Les autres villes ne sont pas en reste. "Il y a beaucoup d'initiatives de la municipalité [bordelaise], avec des élus très sensibilisés", explique Mathieu Llorens. "Nous avons notamment des projets d'espaces numériques, des investissements importants dans les infrastructures techniques, avec plusieurs centres de données en projets", poursuit le président d'AT Internet. Plus au nord, "il y a un bon tissu de start-up nantaises, une vraie émulsion, notamment grâce à La Cantine numérique. C'est grâce à des passionnés au départ, mais les collectivités ont très vite favorisés cela, notamment avec un quartier de la création en préparation sur l'île de Nantes", défend Eric Cambray.
Paris reste difficilement contournable. La "contrainte" parisienne demeure pourtant : la ville reste centrale pour les relations commerciales. Quand les Nantais de DoYouBuzz préfèrent leurs "courts" trajets en train, des sociétés plus importantes préfèrent une implantation locale. "Ça n'a pas de sens de mettre des développeurs à Paris, ils ont avant tout besoin d'électricité et d'une connexion Internet.
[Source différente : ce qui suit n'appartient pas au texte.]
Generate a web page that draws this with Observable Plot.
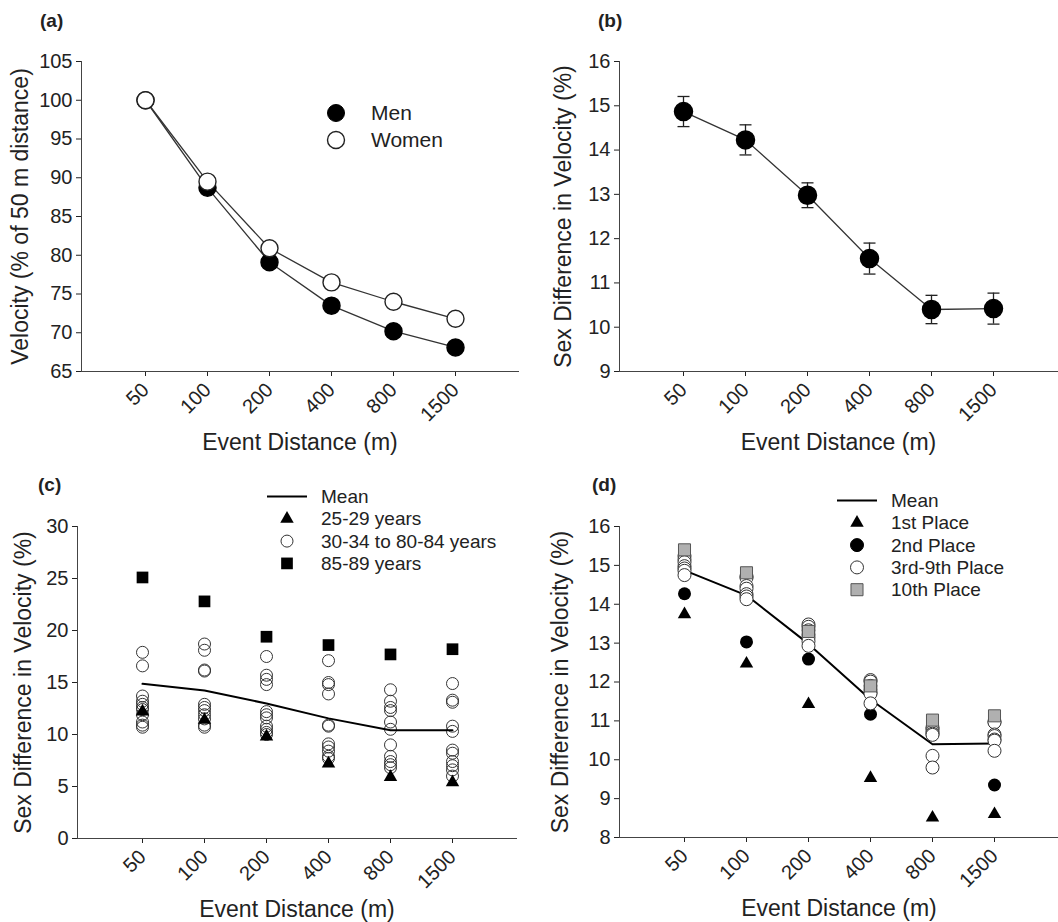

Mais la contrainte de la France est sa force centralisation. Nous avons donc une équipe commerciale de vingt personnes dans la capitale", explique pour sa part AT Internet. Pour les entreprises interrogées, les avantages resteraient tout de même bien supérieurs à cet inconvénient.
Dans l'absolu, lancer une start-up reste une activité difficile, avec beaucoup d'échecs pour peu de succès. Selon les derniers chiffres de l'Insee, le rythme de créations de ces entreprises innovantes recule d'ailleurs, malgré les promesses nationales et locales.